:: Task prompt ::
Write out the entire listing below exactly as it appears, minus any pictures.
___ Data section
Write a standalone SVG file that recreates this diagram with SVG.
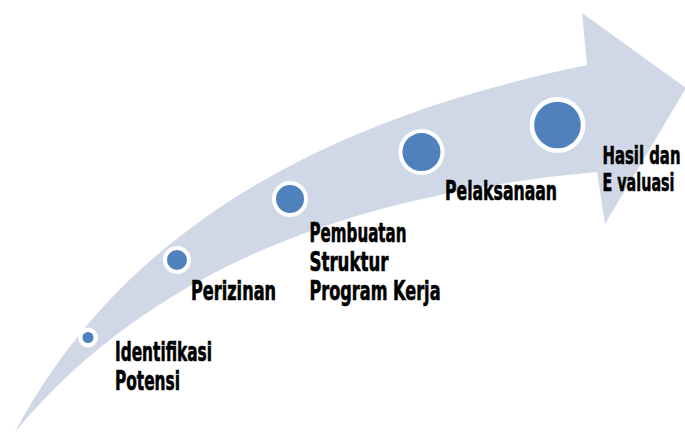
<svg xmlns="http://www.w3.org/2000/svg" width="685" height="433" viewBox="0 0 685 433">
  <style>
    .arrow { fill: #D0D8E8; stroke: none; }
    .dot { fill: #4F81BD; stroke: #FFFFFF; }
    .lbl { font-family: "Liberation Sans Narrow", "DejaVu Sans Condensed", "Liberation Sans", sans-serif; font-weight: bold; font-size: 26px; fill: #000000; stroke: #000000; stroke-width: 0.6; }
  </style>
  <rect width="685" height="433" fill="#FFFFFF"/>
  <g id="arrow">
    <path class="arrow" d="M 15,432 C 125,225 330,118 587,65 L 582,13 L 686,88 L 605,224 L 597,172 C 400,190 170,245 15,432 Z"/>
  </g>
  <g id="connectors"></g>
  <g id="step1">
    <circle class="dot" cx="88" cy="337.5" r="7.75" stroke-width="4.5"/>
    <text class="lbl" x="115" y="361" textLength="97" lengthAdjust="spacingAndGlyphs">Identifikasi</text>
    <text class="lbl" x="115" y="389.5" textLength="65" lengthAdjust="spacingAndGlyphs">Potensi</text>
  </g>
  <g id="step2">
    <circle class="dot" cx="177" cy="260" r="12" stroke-width="4"/>
    <text class="lbl" x="191" y="299.5" textLength="85" lengthAdjust="spacingAndGlyphs">Perizinan</text>
  </g>
  <g id="step3">
    <circle class="dot" cx="290" cy="199" r="16" stroke-width="4"/>
    <text class="lbl" x="309.5" y="242" textLength="97" lengthAdjust="spacingAndGlyphs">Pembuatan</text>
    <text class="lbl" x="309.5" y="271" textLength="79" lengthAdjust="spacingAndGlyphs">Struktur</text>
    <text class="lbl" x="309.5" y="300" textLength="131" lengthAdjust="spacingAndGlyphs">Program Kerja</text>
  </g>
  <g id="step4">
    <circle class="dot" cx="421.5" cy="152" r="21" stroke-width="4"/>
    <text class="lbl" x="445" y="200" textLength="112" lengthAdjust="spacingAndGlyphs">Pelaksanaan</text>
  </g>
  <g id="step5">
    <circle class="dot" cx="557.5" cy="125" r="25.6" stroke-width="4.6"/>
    <text class="lbl" x="602.5" y="164" textLength="78" lengthAdjust="spacingAndGlyphs" style="font-size:25px">Hasil dan</text>
    <text class="lbl" x="602.5" y="191" textLength="72" lengthAdjust="spacingAndGlyphs" style="font-size:25px">E valuasi</text>
  </g>
</svg>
______
:: Written response ::
Write a standalone SVG file that recreates this diagram with SVG.
<svg xmlns="http://www.w3.org/2000/svg" width="685" height="433" viewBox="0 0 685 433">
  <style>
    .arrow { fill: #D0D8E8; stroke: none; }
    .dot { fill: #4F81BD; stroke: #FFFFFF; }
    .lbl { font-family: "Liberation Sans Narrow", "DejaVu Sans Condensed", "Liberation Sans", sans-serif; font-weight: bold; font-size: 26px; fill: #000000; stroke: #000000; stroke-width: 0.6; }
  </style>
  <rect width="685" height="433" fill="#FFFFFF"/>
  <g id="arrow">
    <path class="arrow" d="M 15,432 C 125,225 330,118 587,65 L 582,13 L 686,88 L 605,224 L 597,172 C 400,190 170,245 15,432 Z"/>
  </g>
  <g id="connectors"></g>
  <g id="step1">
    <circle class="dot" cx="88" cy="337.5" r="7.75" stroke-width="4.5"/>
    <text class="lbl" x="115" y="361" textLength="97" lengthAdjust="spacingAndGlyphs">Identifikasi</text>
    <text class="lbl" x="115" y="389.5" textLength="65" lengthAdjust="spacingAndGlyphs">Potensi</text>
  </g>
  <g id="step2">
    <circle class="dot" cx="177" cy="260" r="12" stroke-width="4"/>
    <text class="lbl" x="191" y="299.5" textLength="85" lengthAdjust="spacingAndGlyphs">Perizinan</text>
  </g>
  <g id="step3">
    <circle class="dot" cx="290" cy="199" r="16" stroke-width="4"/>
    <text class="lbl" x="309.5" y="242" textLength="97" lengthAdjust="spacingAndGlyphs">Pembuatan</text>
    <text class="lbl" x="309.5" y="271" textLength="79" lengthAdjust="spacingAndGlyphs">Struktur</text>
    <text class="lbl" x="309.5" y="300" textLength="131" lengthAdjust="spacingAndGlyphs">Program Kerja</text>
  </g>
  <g id="step4">
    <circle class="dot" cx="421.5" cy="152" r="21" stroke-width="4"/>
    <text class="lbl" x="445" y="200" textLength="112" lengthAdjust="spacingAndGlyphs">Pelaksanaan</text>
  </g>
  <g id="step5">
    <circle class="dot" cx="557.5" cy="125" r="25.6" stroke-width="4.6"/>
    <text class="lbl" x="602.5" y="164" textLength="78" lengthAdjust="spacingAndGlyphs" style="font-size:25px">Hasil dan</text>
    <text class="lbl" x="602.5" y="191" textLength="72" lengthAdjust="spacingAndGlyphs" style="font-size:25px">E valuasi</text>
  </g>
</svg>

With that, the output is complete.